Trial of Memantine/Donepezil Paves the Way for Combination Therapy
22 January 2004. Combining memantine with an older, widely used AD drug further improves measures of cognition, global well-being, activities of daily living, and behavior in people with moderate to severe AD, according to a study published in the January 21 JAMA. Pierre Tariot of the University of Rochester Medical Center, New York, with other clinicians of the Memantine Study Group, presented the first report to date of a prospective, double-blind, placebo-controlled trial addressing the question of whether combination therapy might become standard in AD treatment, much as it has for other diseases, such as AIDS.

The three established AD drugs are cholinesterase inhibitors (ChEIs; see ARF Live Discussion on cholinesterase inhibitors). By contrast, memantine—which won FDA approval last fall and is due in pharmacies next month (see ARF related news story)—is a low-affinity NMDA receptor antagonist that counteracts glutamine-mediated excitotoxicity. The fact that memantine and ChEIs work through separate neurotransmitter systems has raised hope that combination therapy might show either independent additive effects or synergistic effects, which could increase somewhat the modest benefit seen with one drug alone. Previously, a small open-label study had suggested this might be safe (Hartmann and Mobius, 2003), and further trials are ongoing.

The multicenter trial of 404 patients involved adding a six-month course of memantine to the drug regimen of people with moderate or severe AD who already were on stable doses of donepezil, as well as other drugs needed in these sick patients. Study participants were tested at baseline and every four weeks thereafter on cognitive, functional, and global outcomes. Tariot and colleagues report that adding memantine improved the patients’ performance on all primary and secondary outcome measures, which included several test batteries adapted for use in severely demented patients. More patients in the placebo-donepezil group than in the memantine-donepezil group dropped out due to side effects, indicating that the drug combination overall did not add further complications. There were differences on individual side effects, with more confusion and headaches, but less nausea, diarrhea, and incontinence, seen in the memantine than the placebo group.

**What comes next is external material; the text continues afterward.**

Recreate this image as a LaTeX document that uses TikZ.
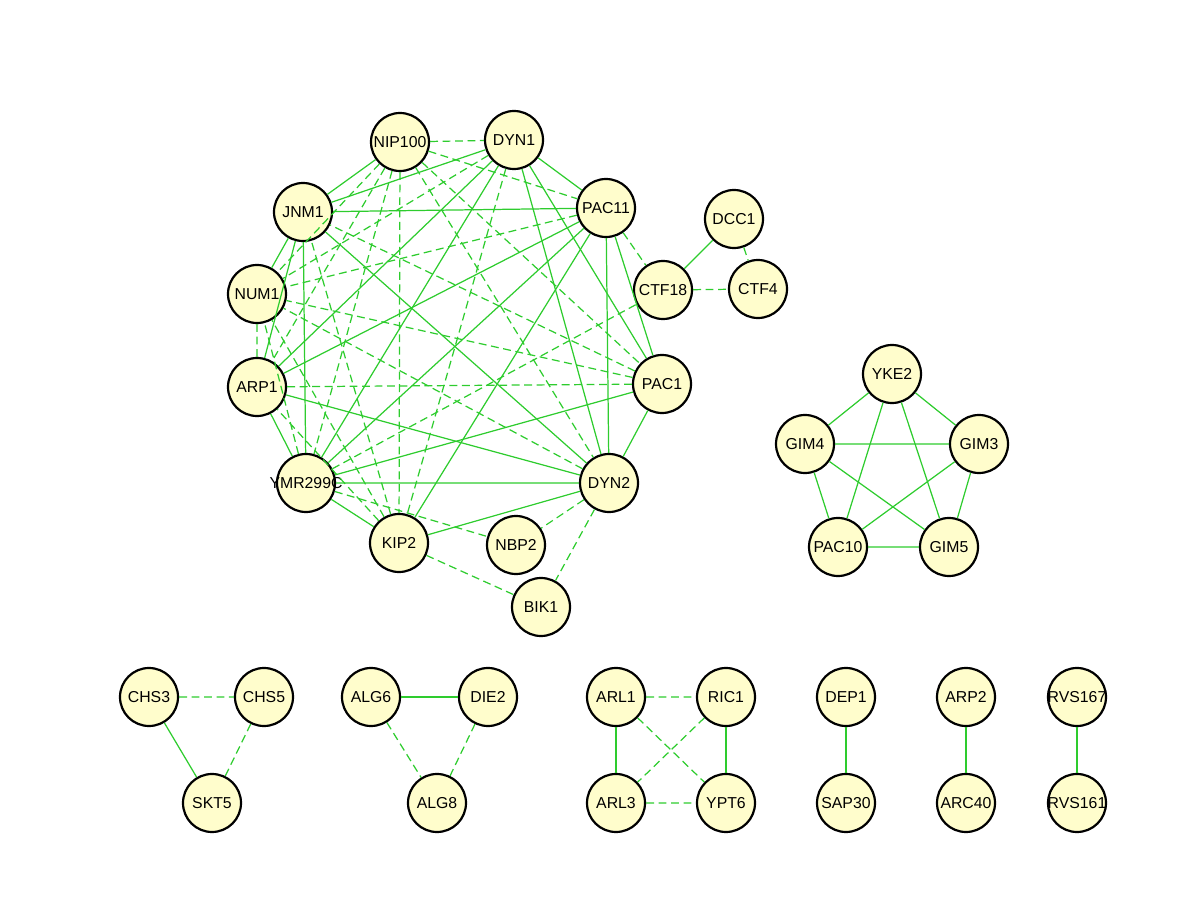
\documentclass[tikz,border=0pt]{standalone}
\usepackage{fontspec}
\setmainfont{Liberation Sans}
\definecolor{nodefill}{HTML}{FFFDCC}
\definecolor{edgegreen}{HTML}{2ECC2E}

\begin{document}
\begin{tikzpicture}[x=0.02cm,y=-0.02cm,
	prot/.style={circle,draw=black,line width=1.25pt,fill=nodefill,minimum size=1.16cm,inner sep=0pt},
	every label/.style={font=\fontsize{9}{10}\selectfont},
	sol/.style={draw=edgegreen,line width=0.7pt},
	das/.style={sol,dash pattern=on 4.5pt off 2.6pt}]
	\useasboundingbox (0,0) rectangle (1200,898);
	% dynein / dynactin cluster
	\node[prot,label=center:NIP100] (NIP100) at (400,142) {};
	\node[prot,label=center:DYN1] (DYN1) at (514,140) {};
	\node[prot,label=center:JNM1] (JNM1) at (303,212) {};
	\node[prot,label=center:PAC11] (PAC11) at (606,208) {};
	\node[prot,label=center:NUM1] (NUM1) at (257,294) {};
	\node[prot,label=center:ARP1] (ARP1) at (257,387) {};
	\node[prot,label=center:PAC1] (PAC1) at (662,384) {};
	\node[prot,label=center:YMR299C] (YMR299C) at (306,483) {};
	\node[prot,label=center:DYN2] (DYN2) at (609,483) {};
	\node[prot,label=center:KIP2] (KIP2) at (399,543) {};
	\node[prot,label=center:NBP2] (NBP2) at (516,545) {};
	\node[prot,label=center:BIK1] (BIK1) at (541,607) {};
	\node[prot,label=center:DCC1] (DCC1) at (734,219) {};
	\node[prot,label=center:CTF18] (CTF18) at (663,290) {};
	\node[prot,label=center:CTF4] (CTF4) at (758,289) {};
	% prefoldin
	\node[prot,label=center:YKE2] (YKE2) at (892,374) {};
	\node[prot,label=center:GIM4] (GIM4) at (805,444) {};
	\node[prot,label=center:GIM3] (GIM3) at (979,444) {};
	\node[prot,label=center:PAC10] (PAC10) at (838,547) {};
	\node[prot,label=center:GIM5] (GIM5) at (949,547) {};
	% small groups
	\node[prot,label=center:CHS3] (CHS3) at (149,697) {};
	\node[prot,label=center:CHS5] (CHS5) at (264,697) {};
	\node[prot,label=center:SKT5] (SKT5) at (212,803) {};
	\node[prot,label=center:ALG6] (ALG6) at (371,697) {};
	\node[prot,label=center:DIE2] (DIE2) at (488,697) {};
	\node[prot,label=center:ALG8] (ALG8) at (437,803) {};
	\node[prot,label=center:ARL1] (ARL1) at (616,697) {};
	\node[prot,label=center:RIC1] (RIC1) at (726,697) {};
	\node[prot,label=center:ARL3] (ARL3) at (616,803) {};
	\node[prot,label=center:YPT6] (YPT6) at (726,803) {};
	\node[prot,label=center:DEP1] (DEP1) at (846,697) {};
	\node[prot,label=center:SAP30] (SAP30) at (846,803) {};
	\node[prot,label=center:ARP2] (ARP2) at (966,697) {};
	\node[prot,label=center:ARC40] (ARC40) at (966,803) {};
	\node[prot,label=center:RVS167] (RVS167) at (1077,697) {};
	\node[prot,label=center:RVS161] (RVS161) at (1077,803) {};

	% solid links
	\draw[sol] (NIP100) -- (JNM1);
	\draw[sol] (DYN1) -- (PAC11) (DYN1) -- (PAC1) (DYN1) -- (DYN2) (DYN1) -- (YMR299C) (DYN1) -- (ARP1) (DYN1) -- (JNM1);
	\draw[sol] (PAC11) -- (PAC1) (PAC11) -- (DYN2) (PAC11) -- (KIP2) (PAC11) -- (YMR299C) (PAC11) -- (ARP1) (PAC11) -- (JNM1);
	\draw[sol] (PAC1) -- (DYN2) (PAC1) -- (YMR299C);
	\draw[sol] (DYN2) -- (KIP2) (DYN2) -- (YMR299C) (DYN2) -- (ARP1) (DYN2) -- (JNM1);
	\draw[sol] (KIP2) -- (YMR299C) (YMR299C) -- (ARP1) (YMR299C) -- (JNM1) (ARP1) -- (JNM1) (NUM1) -- (JNM1);
	\draw[sol] (CTF18) -- (DCC1);
	% dashed links
	\draw[das] (NIP100) -- (DYN1) (NIP100) -- (PAC11) (NIP100) -- (PAC1) (NIP100) -- (DYN2) (NIP100) -- (KIP2) (NIP100) -- (YMR299C) (NIP100) -- (ARP1) (NIP100) -- (NUM1);
	\draw[das] (DYN1) -- (KIP2) (DYN1) -- (NUM1) (PAC11) -- (NUM1);
	\draw[das] (PAC1) -- (ARP1) (PAC1) -- (NUM1) (PAC1) -- (JNM1) (DYN2) -- (NUM1);
	\draw[das] (KIP2) -- (ARP1) (KIP2) -- (NUM1) (KIP2) -- (JNM1) (YMR299C) -- (NUM1) (ARP1) -- (NUM1);
	\draw[das] (DYN2) -- (NBP2) (DYN2) -- (BIK1) (KIP2) -- (BIK1) (YMR299C) -- (NBP2);
	\draw[das] (PAC11) -- (CTF18) (YMR299C) -- (CTF18) (CTF18) -- (CTF4) (DCC1) -- (CTF4);

	% prefoldin links
	\draw[sol] (YKE2) -- (GIM4) (YKE2) -- (GIM3) (YKE2) -- (PAC10) (YKE2) -- (GIM5);
	\draw[sol] (GIM4) -- (GIM3) (GIM4) -- (PAC10) (GIM4) -- (GIM5) (GIM3) -- (PAC10) (GIM3) -- (GIM5) (PAC10) -- (GIM5);

	% bottom row
	\draw[das] (CHS3) -- (CHS5) (CHS5) -- (SKT5);
	\draw[sol] (CHS3) -- (SKT5);
	\draw[sol] (ALG6) -- (DIE2);
	\draw[das] (ALG6) -- (ALG8) (DIE2) -- (ALG8);
	\draw[sol] (ARL1) -- (ARL3) (RIC1) -- (YPT6);
	\draw[das] (ARL1) -- (RIC1) (ARL1) -- (YPT6) (RIC1) -- (ARL3) (ARL3) -- (YPT6);
	\draw[sol] (DEP1) -- (SAP30);
	\draw[sol] (ARP2) -- (ARC40);
	\draw[sol] (RVS167) -- (RVS161);
\end{tikzpicture}
\end{document}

The trial did not test different doses of memantine; all patients included in the analysis took 20 mg/d, the higher of two doses described in memantine’s FDA documents. It also did not include patients who were on rivastigmine or galantamine, the other two ChEIs. Therefore, this trial alone is insufficient to infer that memantine-ChEI combination therapy for AD is safe and effective in general, the authors note. An open-label extension of the current trial is gathering data on long-term consequences of this combination therapy; other trials are ongoing.—Gabrielle Strobel.

Reference:
Tariot PN, Farlow MR, Grossberg GT, Graham SM, McDonald S, Gergel I; Memantine Study Group. Memantine treatment in patients with moderate to severe Alzheimer disease already receiving donepezil: a randomized controlled trial. JAMA. 2004 Jan 21; 291(3): 317-24. Abstract


Comments on Related News
Related News: Memantine—Good for a Year, But Little Disease Modification

Comment by: Rachelle Doody
Submitted 16 January 2006 Posted 16 January 2006


The results of our study suggest that long-term (up to a year) use of memantine has sustained effects. We are encouraged that a high percentage of those completing the double-blind study enrolled in the open-label extension (97 percent), and that a high percentage of those who enrolled completed the open-label study (78 percent). This adds confidence to the observations that rates of change slowed down for subjects who switched from placebo to memantine, and remained slower than expected for subjects originally randomized to memantine.

Our study cannot answer the question of what happens after the first year on treatment. As in all open-label extension studies, there is gradual attrition during the open-label period, and the patients who remain in the study until the end are not formally followed after the extension period is over. In my clinical experience, moderate to severe patients maintained on a cholinesterase inhibitor and memantine seem to decline more slowly and retain more function for an extended period of time, often many years. Ethical issues related to long-term randomization of AD patients to placebo groups for longer than 6 months or so prohibit designing studies that would provide a definitive answer regarding how long the treatments should be maintained. In clinical practice, I would raise the issue of discontinuing treatment with a family if I did not see any cognitive or functional ability that we would like to retain. Practically, this is increasingly rare as AD patients who now live into very late stages of disease often succumb to another condition despite retained abilities and continued antidementia treatment.

Regarding your second point, memantine was used in Germany for many years before it began a formal development program in dementia, somewhat analogous to the use of hydergine in the U.S. and elsewhere in the world. The formal studies of memantine, performed according to draft regulatory guidelines which were not produced until the 1990s, resulted in the demonstration of efficacy in well-defined populations, and the approval of the drug here and in Europe.